* [PROBLEM DESCRIPTION]:
Images are not part of the copy; write out the rest of the data exactly as given.

* [GIVEN DATA]:
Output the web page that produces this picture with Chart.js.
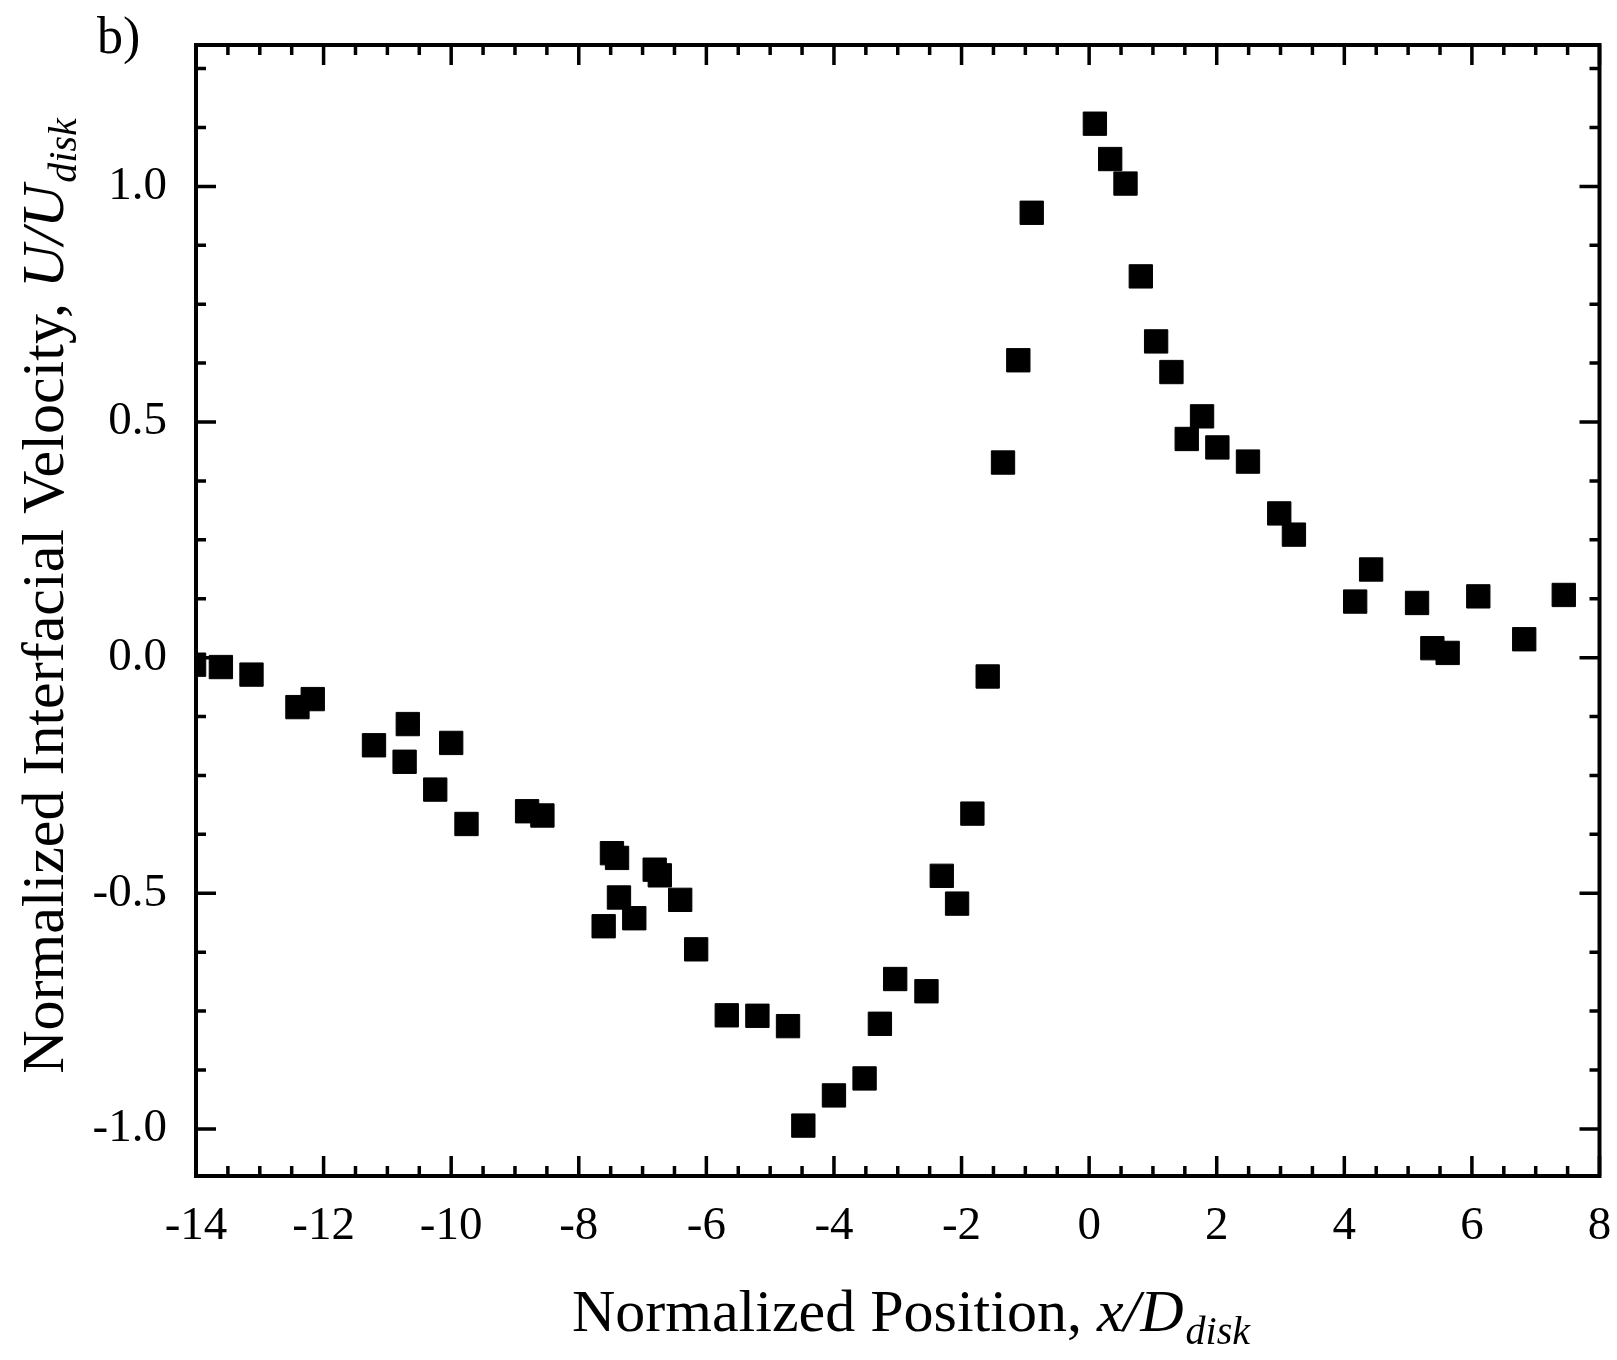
<!DOCTYPE html>
<html>
<head>
<meta charset="utf-8">
<script src="https://cdn.jsdelivr.net/npm/chart.js@4/dist/chart.umd.min.js"></script>
<style>
  html, body { margin: 0; padding: 0; background: #fff; }
  canvas { display: block; }
</style>
</head>
<body>
<canvas id="c" width="1617" height="1360"></canvas>
<script>
// ---- data ----
const xPos = [
  -14.03, -13.61, -13.13, -12.41, -12.17, -11.21, -10.73, -10.68, -10.25, -10.00,
  -9.76, -8.81, -8.57, -7.61, -7.48, -7.40, -7.37, -7.13, -6.81, -6.73,
  -6.41, -6.16, -5.68, -5.20, -4.72, -4.48, -4.00, -3.52, -3.28, -3.04,
  -2.55, -2.31, -2.07, -1.83, -1.59, -1.35, -1.11, -0.90, 0.09, 0.33,
  0.57, 0.81, 1.05, 1.29, 1.53, 1.77, 2.01, 2.49, 2.98, 3.21,
  4.17, 4.42, 5.14, 5.38, 5.62, 6.10, 6.82, 7.44
];
const uVel = [
  -0.015, -0.020, -0.036, -0.105, -0.088, -0.186, -0.221, -0.141, -0.280, -0.181,
  -0.353, -0.326, -0.335, -0.570, -0.415, -0.425, -0.509, -0.553, -0.450, -0.462,
  -0.514, -0.619, -0.759, -0.760, -0.782, -0.993, -0.929, -0.893, -0.777, -0.682,
  -0.708, -0.463, -0.522, -0.331, -0.040, 0.414, 0.631, 0.944, 1.133, 1.058,
  1.006, 0.809, 0.671, 0.606, 0.464, 0.512, 0.446, 0.416, 0.306, 0.261,
  0.119, 0.187, 0.116, 0.020, 0.010, 0.130, 0.039, 0.133
];
const xTicks = [-14, -12, -10, -8, -6, -4, -2, 0, 2, 4, 6, 8];
const yTicks = [-1.0, -0.5, 0.0, 0.5, 1.0];
const xMinorStep = 0.5;
const yMinorStep = 0.125;
const panelLabel = 'b)';
const xTitleParts = [
  { t: 'Normalized Position, ', it: false, sub: false },
  { t: 'x/D', it: true, sub: false },
  { t: 'disk', it: true, sub: true }
];
const yTitleParts = [
  { t: 'Normalized Interfacial Velocity, ', it: false, sub: false },
  { t: 'U/U', it: true, sub: false },
  { t: 'disk', it: true, sub: true }
];

const points = xPos.map((x, i) => ({ x: x, y: uVel[i] }));
const FONT = '"Liberation Serif", "Times New Roman", serif';

function richWidth(ctx, parts, size, subSize) {
  let w = 0;
  for (const p of parts) {
    ctx.font = (p.it ? 'italic ' : '') + (p.sub ? subSize : size) + 'px ' + FONT;
    w += ctx.measureText(p.t).width + (p.sub ? 2 : 0);
  }
  return w;
}
function drawRich(ctx, parts, x, y, size, subSize, subShift) {
  let cx = x;
  for (const p of parts) {
    ctx.font = (p.it ? 'italic ' : '') + (p.sub ? subSize : size) + 'px ' + FONT;
    ctx.fillText(p.t, cx + (p.sub ? 2 : 0), y + (p.sub ? subShift : 0));
    cx += ctx.measureText(p.t).width + (p.sub ? 2 : 0);
  }
}
function zeroPad(s) {
  s.paddingTop = 0; s.paddingBottom = 0; s.paddingLeft = 0; s.paddingRight = 0;
}

const framePlugin = {
  id: 'frame',
  beforeDraw(chart) {
    const ctx = chart.ctx;
    ctx.save();
    ctx.fillStyle = '#fff';
    ctx.fillRect(0, 0, chart.width, chart.height);
    ctx.restore();
  },
  afterDraw(chart) {
    const ctx = chart.ctx;
    const a = chart.chartArea;
    const xs = chart.scales.x, ys = chart.scales.y;
    ctx.save();
    ctx.strokeStyle = '#000';
    ctx.lineCap = 'butt';
    ctx.lineWidth = 3.5;
    const majLen = 20, minLen = 10;
    const eps = 1e-6;
    for (let v = xs.min; v <= xs.max + eps; v += xMinorStep) {
      const isMaj = xTicks.some(t => Math.abs(t - v) < eps);
      const len = isMaj ? majLen : minLen;
      const px = xs.getPixelForValue(v);
      ctx.beginPath();
      ctx.moveTo(px, a.bottom); ctx.lineTo(px, a.bottom - len);
      ctx.moveTo(px, a.top); ctx.lineTo(px, a.top + len);
      ctx.stroke();
    }
    const yStart = Math.ceil((ys.min - eps) / yMinorStep) * yMinorStep;
    for (let v = yStart; v <= ys.max + eps; v += yMinorStep) {
      const isMaj = yTicks.some(t => Math.abs(t - v) < eps);
      const len = isMaj ? majLen : minLen;
      const py = ys.getPixelForValue(v);
      ctx.beginPath();
      ctx.moveTo(a.left, py); ctx.lineTo(a.left + len, py);
      ctx.moveTo(a.right, py); ctx.lineTo(a.right - len, py);
      ctx.stroke();
    }
    ctx.lineWidth = 4;
    ctx.strokeRect(a.left, a.top, a.right - a.left, a.bottom - a.top);

    ctx.fillStyle = '#000';
    ctx.textBaseline = 'alphabetic';
    ctx.textAlign = 'left';
    const size = 60, subSize = 40, subShift = 13;
    const wx = richWidth(ctx, xTitleParts, size, subSize);
    drawRich(ctx, xTitleParts, 911 - wx / 2, 1331, size, subSize, subShift);
    const wy = richWidth(ctx, yTitleParts, size, subSize);
    ctx.save();
    ctx.translate(63, 596);
    ctx.rotate(-Math.PI / 2);
    drawRich(ctx, yTitleParts, -wy / 2, 0, size, subSize, subShift);
    ctx.restore();
    ctx.font = '52px ' + FONT;
    ctx.fillText(panelLabel, 97, 53);
    ctx.restore();
  }
};

new Chart(document.getElementById('c'), {
  type: 'scatter',
  data: {
    datasets: [{
      data: points,
      pointStyle: 'rect',
      pointRadius: 16.5,
      pointHoverRadius: 16.5,
      backgroundColor: '#000',
      borderColor: '#000',
      borderWidth: 1,
      clip: 0
    }]
  },
  options: {
    responsive: false,
    animation: false,
    events: [],
    layout: { padding: { top: 45, right: 16, left: 0, bottom: 0 } },
    plugins: { legend: { display: false }, tooltip: { enabled: false }, title: { display: false } },
    scales: {
      x: {
        type: 'linear',
        min: -14, max: 8,
        grid: { display: false, drawTicks: false },
        border: { display: false },
        afterBuildTicks: (s) => { s.ticks = xTicks.map(v => ({ value: v })); },
        afterFit: (s) => { s.height = 184; zeroPad(s); },
        ticks: {
          autoSkip: false, maxRotation: 0, padding: 22, color: '#000',
          font: { family: FONT, size: 47 },
          callback: (v) => String(v)
        }
      },
      y: {
        type: 'linear',
        min: -1.1, max: 1.3,
        grid: { display: false, drawTicks: false },
        border: { display: false },
        afterBuildTicks: (s) => { s.ticks = yTicks.map(v => ({ value: v })); },
        afterFit: (s) => { s.width = 196; zeroPad(s); },
        ticks: {
          autoSkip: false, padding: 29, color: '#000',
          font: { family: FONT, size: 47 },
          callback: (v) => Number(v).toFixed(1)
        }
      }
    }
  },
  plugins: [framePlugin]
});
</script>
</body>
</html>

* [COMPLETED EXERCISE]:
Output the web page that produces this picture with Chart.js.
<!DOCTYPE html>
<html>
<head>
<meta charset="utf-8">
<script src="https://cdn.jsdelivr.net/npm/chart.js@4/dist/chart.umd.min.js"></script>
<style>
  html, body { margin: 0; padding: 0; background: #fff; }
  canvas { display: block; }
</style>
</head>
<body>
<canvas id="c" width="1617" height="1360"></canvas>
<script>
// ---- data ----
const xPos = [
  -14.03, -13.61, -13.13, -12.41, -12.17, -11.21, -10.73, -10.68, -10.25, -10.00,
  -9.76, -8.81, -8.57, -7.61, -7.48, -7.40, -7.37, -7.13, -6.81, -6.73,
  -6.41, -6.16, -5.68, -5.20, -4.72, -4.48, -4.00, -3.52, -3.28, -3.04,
  -2.55, -2.31, -2.07, -1.83, -1.59, -1.35, -1.11, -0.90, 0.09, 0.33,
  0.57, 0.81, 1.05, 1.29, 1.53, 1.77, 2.01, 2.49, 2.98, 3.21,
  4.17, 4.42, 5.14, 5.38, 5.62, 6.10, 6.82, 7.44
];
const uVel = [
  -0.015, -0.020, -0.036, -0.105, -0.088, -0.186, -0.221, -0.141, -0.280, -0.181,
  -0.353, -0.326, -0.335, -0.570, -0.415, -0.425, -0.509, -0.553, -0.450, -0.462,
  -0.514, -0.619, -0.759, -0.760, -0.782, -0.993, -0.929, -0.893, -0.777, -0.682,
  -0.708, -0.463, -0.522, -0.331, -0.040, 0.414, 0.631, 0.944, 1.133, 1.058,
  1.006, 0.809, 0.671, 0.606, 0.464, 0.512, 0.446, 0.416, 0.306, 0.261,
  0.119, 0.187, 0.116, 0.020, 0.010, 0.130, 0.039, 0.133
];
const xTicks = [-14, -12, -10, -8, -6, -4, -2, 0, 2, 4, 6, 8];
const yTicks = [-1.0, -0.5, 0.0, 0.5, 1.0];
const xMinorStep = 0.5;
const yMinorStep = 0.125;
const panelLabel = 'b)';
const xTitleParts = [
  { t: 'Normalized Position, ', it: false, sub: false },
  { t: 'x/D', it: true, sub: false },
  { t: 'disk', it: true, sub: true }
];
const yTitleParts = [
  { t: 'Normalized Interfacial Velocity, ', it: false, sub: false },
  { t: 'U/U', it: true, sub: false },
  { t: 'disk', it: true, sub: true }
];

const points = xPos.map((x, i) => ({ x: x, y: uVel[i] }));
const FONT = '"Liberation Serif", "Times New Roman", serif';

function richWidth(ctx, parts, size, subSize) {
  let w = 0;
  for (const p of parts) {
    ctx.font = (p.it ? 'italic ' : '') + (p.sub ? subSize : size) + 'px ' + FONT;
    w += ctx.measureText(p.t).width + (p.sub ? 2 : 0);
  }
  return w;
}
function drawRich(ctx, parts, x, y, size, subSize, subShift) {
  let cx = x;
  for (const p of parts) {
    ctx.font = (p.it ? 'italic ' : '') + (p.sub ? subSize : size) + 'px ' + FONT;
    ctx.fillText(p.t, cx + (p.sub ? 2 : 0), y + (p.sub ? subShift : 0));
    cx += ctx.measureText(p.t).width + (p.sub ? 2 : 0);
  }
}
function zeroPad(s) {
  s.paddingTop = 0; s.paddingBottom = 0; s.paddingLeft = 0; s.paddingRight = 0;
}

const framePlugin = {
  id: 'frame',
  beforeDraw(chart) {
    const ctx = chart.ctx;
    ctx.save();
    ctx.fillStyle = '#fff';
    ctx.fillRect(0, 0, chart.width, chart.height);
    ctx.restore();
  },
  afterDraw(chart) {
    const ctx = chart.ctx;
    const a = chart.chartArea;
    const xs = chart.scales.x, ys = chart.scales.y;
    ctx.save();
    ctx.strokeStyle = '#000';
    ctx.lineCap = 'butt';
    ctx.lineWidth = 3.5;
    const majLen = 20, minLen = 10;
    const eps = 1e-6;
    for (let v = xs.min; v <= xs.max + eps; v += xMinorStep) {
      const isMaj = xTicks.some(t => Math.abs(t - v) < eps);
      const len = isMaj ? majLen : minLen;
      const px = xs.getPixelForValue(v);
      ctx.beginPath();
      ctx.moveTo(px, a.bottom); ctx.lineTo(px, a.bottom - len);
      ctx.moveTo(px, a.top); ctx.lineTo(px, a.top + len);
      ctx.stroke();
    }
    const yStart = Math.ceil((ys.min - eps) / yMinorStep) * yMinorStep;
    for (let v = yStart; v <= ys.max + eps; v += yMinorStep) {
      const isMaj = yTicks.some(t => Math.abs(t - v) < eps);
      const len = isMaj ? majLen : minLen;
      const py = ys.getPixelForValue(v);
      ctx.beginPath();
      ctx.moveTo(a.left, py); ctx.lineTo(a.left + len, py);
      ctx.moveTo(a.right, py); ctx.lineTo(a.right - len, py);
      ctx.stroke();
    }
    ctx.lineWidth = 4;
    ctx.strokeRect(a.left, a.top, a.right - a.left, a.bottom - a.top);

    ctx.fillStyle = '#000';
    ctx.textBaseline = 'alphabetic';
    ctx.textAlign = 'left';
    const size = 60, subSize = 40, subShift = 13;
    const wx = richWidth(ctx, xTitleParts, size, subSize);
    drawRich(ctx, xTitleParts, 911 - wx / 2, 1331, size, subSize, subShift);
    const wy = richWidth(ctx, yTitleParts, size, subSize);
    ctx.save();
    ctx.translate(63, 596);
    ctx.rotate(-Math.PI / 2);
    drawRich(ctx, yTitleParts, -wy / 2, 0, size, subSize, subShift);
    ctx.restore();
    ctx.font = '52px ' + FONT;
    ctx.fillText(panelLabel, 97, 53);
    ctx.restore();
  }
};

new Chart(document.getElementById('c'), {
  type: 'scatter',
  data: {
    datasets: [{
      data: points,
      pointStyle: 'rect',
      pointRadius: 16.5,
      pointHoverRadius: 16.5,
      backgroundColor: '#000',
      borderColor: '#000',
      borderWidth: 1,
      clip: 0
    }]
  },
  options: {
    responsive: false,
    animation: false,
    events: [],
    layout: { padding: { top: 45, right: 16, left: 0, bottom: 0 } },
    plugins: { legend: { display: false }, tooltip: { enabled: false }, title: { display: false } },
    scales: {
      x: {
        type: 'linear',
        min: -14, max: 8,
        grid: { display: false, drawTicks: false },
        border: { display: false },
        afterBuildTicks: (s) => { s.ticks = xTicks.map(v => ({ value: v })); },
        afterFit: (s) => { s.height = 184; zeroPad(s); },
        ticks: {
          autoSkip: false, maxRotation: 0, padding: 22, color: '#000',
          font: { family: FONT, size: 47 },
          callback: (v) => String(v)
        }
      },
      y: {
        type: 'linear',
        min: -1.1, max: 1.3,
        grid: { display: false, drawTicks: false },
        border: { display: false },
        afterBuildTicks: (s) => { s.ticks = yTicks.map(v => ({ value: v })); },
        afterFit: (s) => { s.width = 196; zeroPad(s); },
        ticks: {
          autoSkip: false, padding: 29, color: '#000',
          font: { family: FONT, size: 47 },
          callback: (v) => Number(v).toFixed(1)
        }
      }
    }
  },
  plugins: [framePlugin]
});
</script>
</body>
</html>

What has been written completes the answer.